My experience had been similar, with the exception that they didn't care about any other setting either. They just took what I gave them and were not really interested in the wider world or its lore or other settings.
 

Parmandur

Book-Friend
My experience had been similar, with the exception that they didn't care about any other setting either. They just took what I gave them and were not really interested in the wider world or its lore or other settings.
That's not necessarily a change, as EotC has said for years that homebrew is the most popular choice.
 

Dr Magister

Explorer
I'm a Millennial, albeit at the older end of the scale (38), and I primarily run using homebrew settings. I have run published stuff (Lost Mines of Phandelver, for example), but it's rare.
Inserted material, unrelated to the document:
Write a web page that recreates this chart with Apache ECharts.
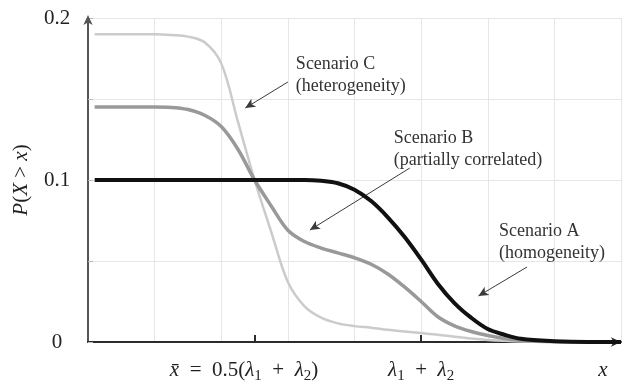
<!DOCTYPE html>
<html>
<head>
<meta charset="utf-8">
<script src="https://cdn.jsdelivr.net/npm/echarts@6/dist/echarts.min.js"></script>
<style>html,body{margin:0;padding:0;background:#fff;}#c{width:625px;height:388px;}</style>
</head>
<body>
<div id="c"></div>
<script>
// x positions (in units where x̄ = 2.5, λ1+λ2 = 5)
var xs = [0.1, 0.5, 1.0, 1.25, 1.5, 1.75, 2.0, 2.25, 2.5, 2.75, 3.0, 3.25, 3.5, 3.75, 4.0, 4.25, 4.5, 4.75, 5.0, 5.25, 5.5, 5.75, 6.0, 6.25, 6.5, 7.0, 7.5, 8.0];
var scenarioA = [0.1, 0.1, 0.1, 0.1, 0.1, 0.1, 0.1, 0.1, 0.1, 0.1, 0.1, 0.1, 0.0995, 0.098, 0.094, 0.087, 0.077, 0.065, 0.051, 0.036, 0.024, 0.015, 0.008, 0.0045, 0.002, 0.0005, 0, 0];
var scenarioB = [0.145, 0.145, 0.145, 0.1448, 0.1435, 0.140, 0.133, 0.119, 0.100, 0.084, 0.069, 0.062, 0.058, 0.055, 0.052, 0.048, 0.042, 0.034, 0.025, 0.0156, 0.010, 0.0065, 0.004, 0.0022, 0.001, 0.0002, 0, 0];
var scenarioC = [0.19, 0.19, 0.19, 0.1895, 0.1885, 0.185, 0.172, 0.136, 0.100, 0.068, 0.037, 0.022, 0.015, 0.0115, 0.0098, 0.0088, 0.0075, 0.0065, 0.0055, 0.0045, 0.0033, 0.0022, 0.0013, 0.0007, 0.0003, 0, 0, 0];
var yTickLabels = ['0', '0.1', '0.2'];
var xTickValues = [2.5, 5];
var xTickLabels = ['{i|x̄}\u2002=\u20020.5({i|λ}{s|1}\u2002+\u2002{i|λ}{s|2})\u2002\u2002', '{i|λ}{s|1}\u2002+\u2002{i|λ}{s|2}'];
var xEndValue = 7.73;
var xEndLabel = '{i|x}';
var annotations = [
  {text: 'Scenario C\n(heterogeneity)', at: [3.12, 0.1784], from: [3.00, 0.1605], to: [2.36, 0.1444]},
  {text: 'Scenario B\n(partially correlated)', at: [4.59, 0.1327], from: [4.83, 0.1074], to: [3.33, 0.0691]},
  {text: 'Scenario A\n(homogeneity)', at: [6.17, 0.0753], from: [6.59, 0.0463], to: [5.86, 0.0284]}
];

var SERIF = '"Liberation Serif", "DejaVu Serif", serif';
var chart = echarts.init(document.getElementById('c'), null, {renderer: 'canvas'});
function pairs(arr) { return xs.map(function (x, i) { return [x, arr[i]]; }); }

var richX = {
  i: {fontStyle: 'italic', fontFamily: SERIF, fontSize: 21, color: '#222', lineHeight: 28, verticalAlign: 'middle'},
  s: {fontFamily: SERIF, fontSize: 15, color: '#222', lineHeight: 15, verticalAlign: 'bottom'}
};

var option = {
  animation: false,
  backgroundColor: '#fff',
  grid: {left: 88, right: 4, top: 18, bottom: 46, containLabel: false, outerBoundsMode: 'none'},
  xAxis: [{
    type: 'value', min: 0, max: 8, interval: 1,
    axisLine: {show: true, lineStyle: {color: '#2b2b2b', width: 2}, symbol: ['none', 'arrow'], symbolSize: [7, 10], symbolOffset: [0, 0]},
    axisTick: {show: false},
    axisLabel: {show: false},
    splitLine: {show: true, lineStyle: {color: '#e6e6e6', width: 1}}
  }, {
    type: 'value', min: 0, max: 8, position: 'bottom', gridIndex: 0,
    axisLine: {show: false},
    axisTick: {show: true, inside: true, length: 7, lineStyle: {color: '#2b2b2b', width: 2}, customValues: xTickValues},
    axisLabel: {
      show: true, margin: 14, color: '#222', fontFamily: SERIF, fontSize: 21, lineHeight: 28,
      customValues: xTickValues.concat([xEndValue]),
      formatter: function (v) {
        if (Math.abs(v - xEndValue) < 1e-6) return xEndLabel;
        var k = xTickValues.indexOf(v);
        return k >= 0 ? xTickLabels[k] : '';
      },
      rich: richX
    },
    splitLine: {show: false}
  }],
  yAxis: {
    type: 'value', min: 0, max: 0.2, interval: 0.05,
    name: '{i|P}({i|X} > {i|x})', nameLocation: 'middle', nameGap: 56, nameRotate: 90,
    nameTextStyle: {fontFamily: SERIF, fontSize: 21, color: '#222',
      rich: {i: {fontStyle: 'italic', fontFamily: SERIF, fontSize: 21, color: '#222'}}},
    axisLine: {show: true, lineStyle: {color: '#555', width: 2}, symbol: ['none', 'arrow'], symbolSize: [7, 10], symbolOffset: [0, 3]},
    axisTick: {show: true, inside: true, length: 5, lineStyle: {color: '#bbb', width: 1}},
    axisLabel: {
      margin: 31, align: 'center', color: '#222', fontFamily: SERIF, fontSize: 21,
      formatter: function (v) {
        var k = Math.round(v * 10);
        if (Math.abs(v * 10 - k) < 1e-6 && k >= 0 && k < yTickLabels.length) return yTickLabels[k];
        return '';
      }
    },
    splitLine: {show: true, lineStyle: {color: '#e6e6e6', width: 1}}
  },
  series: [
    {name: 'Scenario C', type: 'line', xAxisIndex: 0, data: pairs(scenarioC), showSymbol: false, smooth: 0.35,
      lineStyle: {color: '#cbcbcb', width: 2.5}, z: 3,
      markLine: {silent: true, symbol: ['none', 'arrow'], symbolSize: [7, 10], label: {show: false},
        lineStyle: {color: '#3a3a3a', width: 1, type: 'solid'},
        data: annotations.map(function (a) { return [{coord: a.from}, {coord: a.to}]; })}
    },
    {name: 'Scenario B', type: 'line', xAxisIndex: 0, data: pairs(scenarioB), showSymbol: false, smooth: 0.35,
      lineStyle: {color: '#999', width: 3.5}, z: 4},
    {name: 'Scenario A', type: 'line', xAxisIndex: 0, data: pairs(scenarioA), showSymbol: false, smooth: 0.35,
      lineStyle: {color: '#111', width: 4}, z: 5}
  ]
};
chart.setOption(option);

var g = annotations.map(function (a) {
  var p = chart.convertToPixel({gridIndex: 0}, a.at);
  return {type: 'text', x: p[0], y: p[1], silent: true,
    style: {text: a.text, fill: '#333', font: '18px ' + SERIF, lineHeight: 22, textAlign: 'left', textVerticalAlign: 'top'}};
});
chart.setOption({graphic: g});
</script>
</body>
</html>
I own Curse of Strahd, and Tyranny of Dragons and Rise of Tiamat, but I've no idea when I'll get round to running them.
 

el-remmen

Moderator Emeritus
I have long assumed (perhaps erringly) that even when people run APs they plop them in a homebrew or any version of a published setting they like rather than being beholden to where the book says it is. I am running Ghosts of Saltmarsh (kinda) but am not running in Greyhawk, just my own micro-homebrew that I will only develop as needed - but stealing place and people names from the AP without hesitation. (Heck, I have had a "Saltmarsh" in every homebrew I have ever made)
 

My experience had been similar, with the exception that they didn't care about any other setting either. They just took what I gave them and were not really interested in the wider world or its lore or other settings.
Being interested in the lore of a setting is something I have only ever seen on the internet, never in actual players of the game. Interest in Eberron equates to "cool, flying ships!" and Ravenloft "I love ghost stories".
 

Mind of tempest

(he/him)advocate for 5e psionics
Being interested in the lore of a setting is something I have only ever seen on the internet, never in actual players of the game. Interest in Eberron equates to "cool, flying ships!" and Ravenloft "I love ghost stories".
people who love a settings lore tend to be rare and are always a fraction of the fandom but they are there.